--- start Provided data ---
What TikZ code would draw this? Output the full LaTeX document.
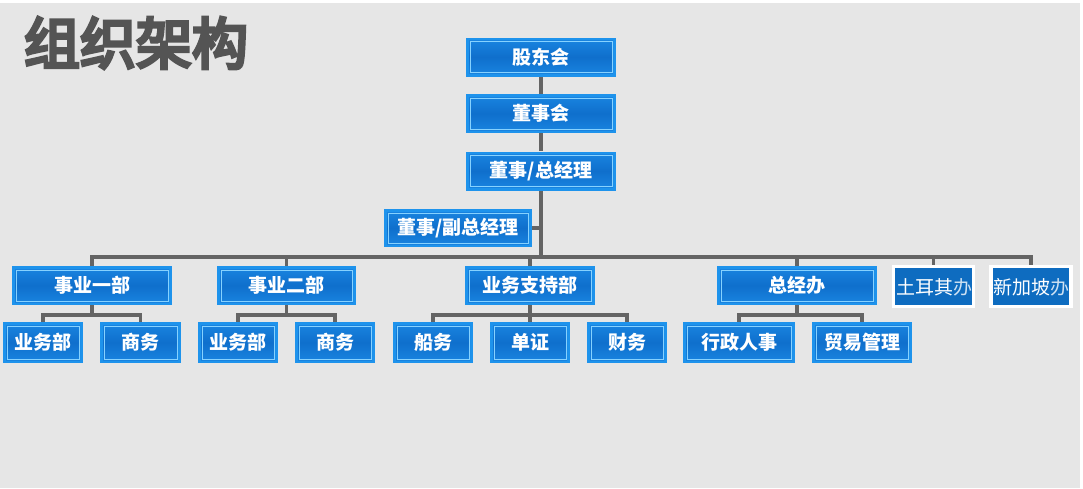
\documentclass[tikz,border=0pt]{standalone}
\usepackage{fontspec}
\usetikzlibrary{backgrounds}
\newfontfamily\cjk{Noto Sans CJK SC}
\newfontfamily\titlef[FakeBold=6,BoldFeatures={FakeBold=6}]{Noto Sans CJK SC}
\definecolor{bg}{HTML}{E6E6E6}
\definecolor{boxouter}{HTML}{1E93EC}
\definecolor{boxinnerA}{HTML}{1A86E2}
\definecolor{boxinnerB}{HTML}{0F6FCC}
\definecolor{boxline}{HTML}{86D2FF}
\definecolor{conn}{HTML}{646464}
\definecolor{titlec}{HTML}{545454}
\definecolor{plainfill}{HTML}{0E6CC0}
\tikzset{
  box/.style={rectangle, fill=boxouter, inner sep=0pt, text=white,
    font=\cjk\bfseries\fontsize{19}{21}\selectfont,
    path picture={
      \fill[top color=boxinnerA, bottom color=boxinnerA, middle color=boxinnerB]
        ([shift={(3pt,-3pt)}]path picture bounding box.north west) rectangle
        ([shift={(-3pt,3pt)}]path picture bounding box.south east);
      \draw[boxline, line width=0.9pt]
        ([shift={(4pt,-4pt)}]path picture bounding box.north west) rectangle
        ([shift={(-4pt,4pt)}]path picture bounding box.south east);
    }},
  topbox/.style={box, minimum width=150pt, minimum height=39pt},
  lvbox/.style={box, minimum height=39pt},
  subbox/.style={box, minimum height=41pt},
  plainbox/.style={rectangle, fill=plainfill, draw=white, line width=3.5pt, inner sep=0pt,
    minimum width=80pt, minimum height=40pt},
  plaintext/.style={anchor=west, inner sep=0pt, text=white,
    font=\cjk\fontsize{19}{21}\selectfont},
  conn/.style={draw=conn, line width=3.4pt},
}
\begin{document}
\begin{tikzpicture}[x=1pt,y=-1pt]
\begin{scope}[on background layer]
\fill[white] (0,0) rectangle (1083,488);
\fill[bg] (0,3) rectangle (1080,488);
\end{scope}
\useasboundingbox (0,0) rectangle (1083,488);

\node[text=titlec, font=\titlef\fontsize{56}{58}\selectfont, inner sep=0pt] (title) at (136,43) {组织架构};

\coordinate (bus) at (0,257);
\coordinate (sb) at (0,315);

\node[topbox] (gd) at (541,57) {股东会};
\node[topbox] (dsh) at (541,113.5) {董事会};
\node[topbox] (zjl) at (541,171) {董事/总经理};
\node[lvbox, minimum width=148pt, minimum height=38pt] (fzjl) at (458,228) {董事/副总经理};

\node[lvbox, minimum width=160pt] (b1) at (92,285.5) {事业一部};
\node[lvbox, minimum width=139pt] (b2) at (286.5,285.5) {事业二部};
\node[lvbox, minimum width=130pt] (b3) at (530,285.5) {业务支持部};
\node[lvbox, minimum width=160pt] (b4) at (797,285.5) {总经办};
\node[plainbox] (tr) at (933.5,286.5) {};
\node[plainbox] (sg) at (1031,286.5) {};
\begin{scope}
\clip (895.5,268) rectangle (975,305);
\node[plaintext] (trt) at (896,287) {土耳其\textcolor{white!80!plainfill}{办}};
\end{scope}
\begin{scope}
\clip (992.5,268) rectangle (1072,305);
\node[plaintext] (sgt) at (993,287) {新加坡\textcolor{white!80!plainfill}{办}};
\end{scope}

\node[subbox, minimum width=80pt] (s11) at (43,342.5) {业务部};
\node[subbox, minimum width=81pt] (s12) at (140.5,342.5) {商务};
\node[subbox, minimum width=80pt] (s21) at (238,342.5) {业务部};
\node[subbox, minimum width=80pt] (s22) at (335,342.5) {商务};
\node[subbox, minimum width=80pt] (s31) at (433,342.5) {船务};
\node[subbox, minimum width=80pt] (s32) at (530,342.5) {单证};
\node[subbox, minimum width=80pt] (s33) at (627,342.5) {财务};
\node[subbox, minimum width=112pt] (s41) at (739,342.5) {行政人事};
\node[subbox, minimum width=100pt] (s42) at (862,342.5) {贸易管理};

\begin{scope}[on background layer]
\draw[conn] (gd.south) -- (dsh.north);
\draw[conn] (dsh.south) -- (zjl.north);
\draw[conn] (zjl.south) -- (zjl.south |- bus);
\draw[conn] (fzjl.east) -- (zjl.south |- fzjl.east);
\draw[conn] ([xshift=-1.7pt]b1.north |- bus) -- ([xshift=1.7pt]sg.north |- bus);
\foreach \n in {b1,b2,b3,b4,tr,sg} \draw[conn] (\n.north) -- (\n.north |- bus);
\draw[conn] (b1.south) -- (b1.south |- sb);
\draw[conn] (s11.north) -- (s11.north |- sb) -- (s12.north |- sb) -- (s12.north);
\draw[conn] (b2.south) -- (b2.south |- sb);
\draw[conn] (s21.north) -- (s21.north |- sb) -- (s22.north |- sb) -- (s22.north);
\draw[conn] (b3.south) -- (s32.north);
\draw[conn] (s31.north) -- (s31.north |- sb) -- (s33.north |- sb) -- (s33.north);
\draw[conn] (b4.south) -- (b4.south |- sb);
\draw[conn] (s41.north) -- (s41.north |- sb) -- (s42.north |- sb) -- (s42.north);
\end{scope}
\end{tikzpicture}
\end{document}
--- end Provided data ---
▶ _Task_:
Copy the material shown above in full and exactly. Skip the pictures.

▶ _Task response_:
What TikZ code would draw this? Output the full LaTeX document.
\documentclass[tikz,border=0pt]{standalone}
\usepackage{fontspec}
\usetikzlibrary{backgrounds}
\newfontfamily\cjk{Noto Sans CJK SC}
\newfontfamily\titlef[FakeBold=6,BoldFeatures={FakeBold=6}]{Noto Sans CJK SC}
\definecolor{bg}{HTML}{E6E6E6}
\definecolor{boxouter}{HTML}{1E93EC}
\definecolor{boxinnerA}{HTML}{1A86E2}
\definecolor{boxinnerB}{HTML}{0F6FCC}
\definecolor{boxline}{HTML}{86D2FF}
\definecolor{conn}{HTML}{646464}
\definecolor{titlec}{HTML}{545454}
\definecolor{plainfill}{HTML}{0E6CC0}
\tikzset{
  box/.style={rectangle, fill=boxouter, inner sep=0pt, text=white,
    font=\cjk\bfseries\fontsize{19}{21}\selectfont,
    path picture={
      \fill[top color=boxinnerA, bottom color=boxinnerA, middle color=boxinnerB]
        ([shift={(3pt,-3pt)}]path picture bounding box.north west) rectangle
        ([shift={(-3pt,3pt)}]path picture bounding box.south east);
      \draw[boxline, line width=0.9pt]
        ([shift={(4pt,-4pt)}]path picture bounding box.north west) rectangle
        ([shift={(-4pt,4pt)}]path picture bounding box.south east);
    }},
  topbox/.style={box, minimum width=150pt, minimum height=39pt},
  lvbox/.style={box, minimum height=39pt},
  subbox/.style={box, minimum height=41pt},
  plainbox/.style={rectangle, fill=plainfill, draw=white, line width=3.5pt, inner sep=0pt,
    minimum width=80pt, minimum height=40pt},
  plaintext/.style={anchor=west, inner sep=0pt, text=white,
    font=\cjk\fontsize{19}{21}\selectfont},
  conn/.style={draw=conn, line width=3.4pt},
}
\begin{document}
\begin{tikzpicture}[x=1pt,y=-1pt]
\begin{scope}[on background layer]
\fill[white] (0,0) rectangle (1083,488);
\fill[bg] (0,3) rectangle (1080,488);
\end{scope}
\useasboundingbox (0,0) rectangle (1083,488);

\node[text=titlec, font=\titlef\fontsize{56}{58}\selectfont, inner sep=0pt] (title) at (136,43) {组织架构};

\coordinate (bus) at (0,257);
\coordinate (sb) at (0,315);

\node[topbox] (gd) at (541,57) {股东会};
\node[topbox] (dsh) at (541,113.5) {董事会};
\node[topbox] (zjl) at (541,171) {董事/总经理};
\node[lvbox, minimum width=148pt, minimum height=38pt] (fzjl) at (458,228) {董事/副总经理};

\node[lvbox, minimum width=160pt] (b1) at (92,285.5) {事业一部};
\node[lvbox, minimum width=139pt] (b2) at (286.5,285.5) {事业二部};
\node[lvbox, minimum width=130pt] (b3) at (530,285.5) {业务支持部};
\node[lvbox, minimum width=160pt] (b4) at (797,285.5) {总经办};
\node[plainbox] (tr) at (933.5,286.5) {};
\node[plainbox] (sg) at (1031,286.5) {};
\begin{scope}
\clip (895.5,268) rectangle (975,305);
\node[plaintext] (trt) at (896,287) {土耳其\textcolor{white!80!plainfill}{办}};
\end{scope}
\begin{scope}
\clip (992.5,268) rectangle (1072,305);
\node[plaintext] (sgt) at (993,287) {新加坡\textcolor{white!80!plainfill}{办}};
\end{scope}

\node[subbox, minimum width=80pt] (s11) at (43,342.5) {业务部};
\node[subbox, minimum width=81pt] (s12) at (140.5,342.5) {商务};
\node[subbox, minimum width=80pt] (s21) at (238,342.5) {业务部};
\node[subbox, minimum width=80pt] (s22) at (335,342.5) {商务};
\node[subbox, minimum width=80pt] (s31) at (433,342.5) {船务};
\node[subbox, minimum width=80pt] (s32) at (530,342.5) {单证};
\node[subbox, minimum width=80pt] (s33) at (627,342.5) {财务};
\node[subbox, minimum width=112pt] (s41) at (739,342.5) {行政人事};
\node[subbox, minimum width=100pt] (s42) at (862,342.5) {贸易管理};

\begin{scope}[on background layer]
\draw[conn] (gd.south) -- (dsh.north);
\draw[conn] (dsh.south) -- (zjl.north);
\draw[conn] (zjl.south) -- (zjl.south |- bus);
\draw[conn] (fzjl.east) -- (zjl.south |- fzjl.east);
\draw[conn] ([xshift=-1.7pt]b1.north |- bus) -- ([xshift=1.7pt]sg.north |- bus);
\foreach \n in {b1,b2,b3,b4,tr,sg} \draw[conn] (\n.north) -- (\n.north |- bus);
\draw[conn] (b1.south) -- (b1.south |- sb);
\draw[conn] (s11.north) -- (s11.north |- sb) -- (s12.north |- sb) -- (s12.north);
\draw[conn] (b2.south) -- (b2.south |- sb);
\draw[conn] (s21.north) -- (s21.north |- sb) -- (s22.north |- sb) -- (s22.north);
\draw[conn] (b3.south) -- (s32.north);
\draw[conn] (s31.north) -- (s31.north |- sb) -- (s33.north |- sb) -- (s33.north);
\draw[conn] (b4.south) -- (b4.south |- sb);
\draw[conn] (s41.north) -- (s41.north |- sb) -- (s42.north |- sb) -- (s42.north);
\end{scope}
\end{tikzpicture}
\end{document}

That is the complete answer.